Goose Creek

Mine, Inactive

Commodities and mineralogy

Main commodities Au
Ore minerals gold
Gangue minerals garnet; limonite; magnetite

Geographic location

Quadrangle map, 1:250,000-scale SO
Quadrangle map, 1:63,360-scale D-5
Latitude 64.879
Longitude -164.284
Nearby scientific data Find additional scientific data near this location
Location and accuracy Goose Creek is a north tributary to the Casadepaga River. The mouth of Goose Creek, at an elevation of about 250 feet, is 2 miles downstream from the mouth of Canyon Creek. This is locality 61 of Cobb (1972, MF 445; 1978, OF 78-181).

Geologic setting

Geologic description

Placer gold mining started on lower Goose Creek in 1900 (Brooks and others, 1901). Dredging started by 1909 and took place intermittently to 1919 (Cobb, 1978, OF 78-181). Sainsbury and others (1972, OFR 511) show placer tailings to be present over the lower mile of the creek. This part of the creek crosses creek terraces and terraces of the Casadepaga River and some bench mining occurred. Near the mouth, bedrock was not exposed and gold was on a clay false bedrock. One half mile upstream, flat, bright gold was recovered from from a clay layer on schist bedrock (Smith, 1910).

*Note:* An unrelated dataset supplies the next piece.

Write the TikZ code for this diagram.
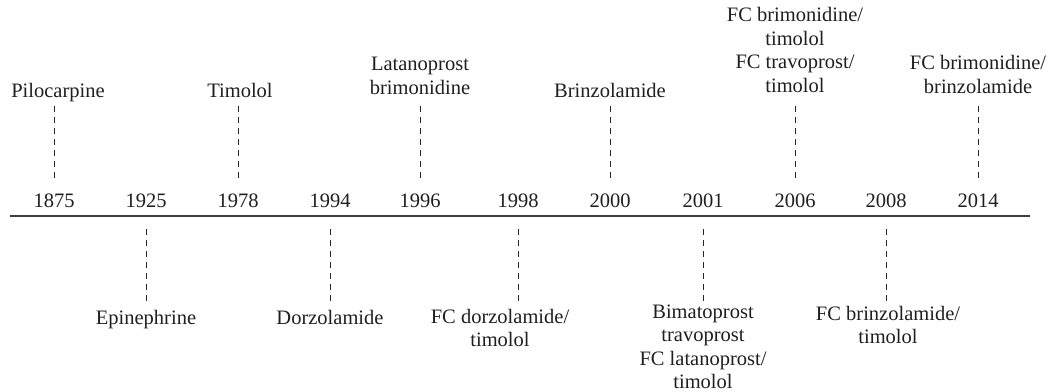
\documentclass[tikz,border=0pt]{standalone}
\usepackage{fontspec}
\setmainfont{Liberation Serif}
\newcommand\labup[1]{\begin{tabular}[b]{@{}c@{}}#1\end{tabular}}
\newcommand\labdn[1]{\begin{tabular}[t]{@{}c@{}}#1\end{tabular}}
\begin{document}
\begin{tikzpicture}[x=1pt,y=-1pt,
  lbl/.style={inner sep=0pt, anchor=base, text=black!88,
              font=\fontsize{20.5}{23.5}\selectfont},
  yr/.style={lbl},
  tick/.style={draw=black!85, line width=0.8pt, dash pattern=on 6pt off 5pt},
  axisline/.style={draw=black!75, line width=1.4pt}]
\useasboundingbox (0,0) rectangle (1054,391);
% axis
\coordinate (L) at (10,216);
\coordinate (R) at (1030,216);
\draw[axisline] (L) -- (R);
% years
\foreach \x/\n in {54/1875,146/1925,238/1978,330/1994,420/1996,518/1998,610/2000,703/2001,795/2006,886/2008,978/2014}{
  \node[yr] (y\n) at (\x,207) {\n};
}
% dashed connectors above
\foreach \x/\n in {54/1875,238/1978,420/1996,610/2000,795/2006,978/2014}{
  \coordinate (ua\n) at (\x,106);
  \coordinate (ub\n) at (\x,181);
  \draw[tick] (ua\n) -- (ub\n);
}
% dashed connectors below
\foreach \x/\n in {146/1925,330/1994,518/1998,703/2001,886/2008}{
  \coordinate (da\n) at (\x,229);
  \coordinate (db\n) at (\x,304);
  \draw[tick] (da\n) -- (db\n);
}
% labels above
\node[lbl] (t1875) at (58,97) {Pilocarpine};
\node[lbl] (t1978) at (240,97) {Timolol};
\node[lbl] (t1996) at (420,94) {\labup{Latanoprost\\brimonidine}};
\node[lbl] (t2000) at (610,97) {Brinzolamide};
\node[lbl] (t2006) at (795,92) {\labup{FC brimonidine/\\timolol\\FC travoprost/\\timolol}};
\node[lbl] (t2014) at (978,93) {\labup{FC brimonidine/\\brinzolamide}};
% labels below
\node[lbl] (b1925) at (146,324) {Epinephrine};
\node[lbl] (b1994) at (330,324) {Dorzolamide};
\node[lbl] (b1998) at (500,323) {\labdn{FC dorzolamide/\\timolol}};
\node[lbl] (b2001) at (703,318) {\labdn{Bimatoprost\\travoprost\\FC latanoprost/\\timolol}};
\node[lbl] (b2008) at (888,320) {\labdn{FC brinzolamide/\\timolol}};
\end{tikzpicture}
\end{document}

Bedrock in the area is primarily part of a pelitic schist assemblage of possible Cambrian or Precambrian age (Till and others, 1986).
Geologic map unit (-164.286619663732, 64.8782602238776)
Mineral deposit model Placer Au-PGE (Cox and Singer, 1986; model 39a).
Mineral deposit model number 39a
Age of mineralization Quaternary; the numerous incised terraces along the Casadepaga River indicate that more than one cycle of erosion and deposition has developed placer deposits in the area. The low elevations between 170 and 270 feet along the first 11 miles of the river, suggest that Quaternary sea level fluctuations could have influenced placer development.

Production and reserves

Workings or exploration Placer gold mining started on lower Goose Creek in 1900 (Brooks and others, 1901). A water-powered scraper, 1/2 mile above the mouth in 1907, was designed to handle 50 cubic yards per day. Dredging started by 1909 and took place intermittently to 1919 (Cobb, 1978, OF 78-181).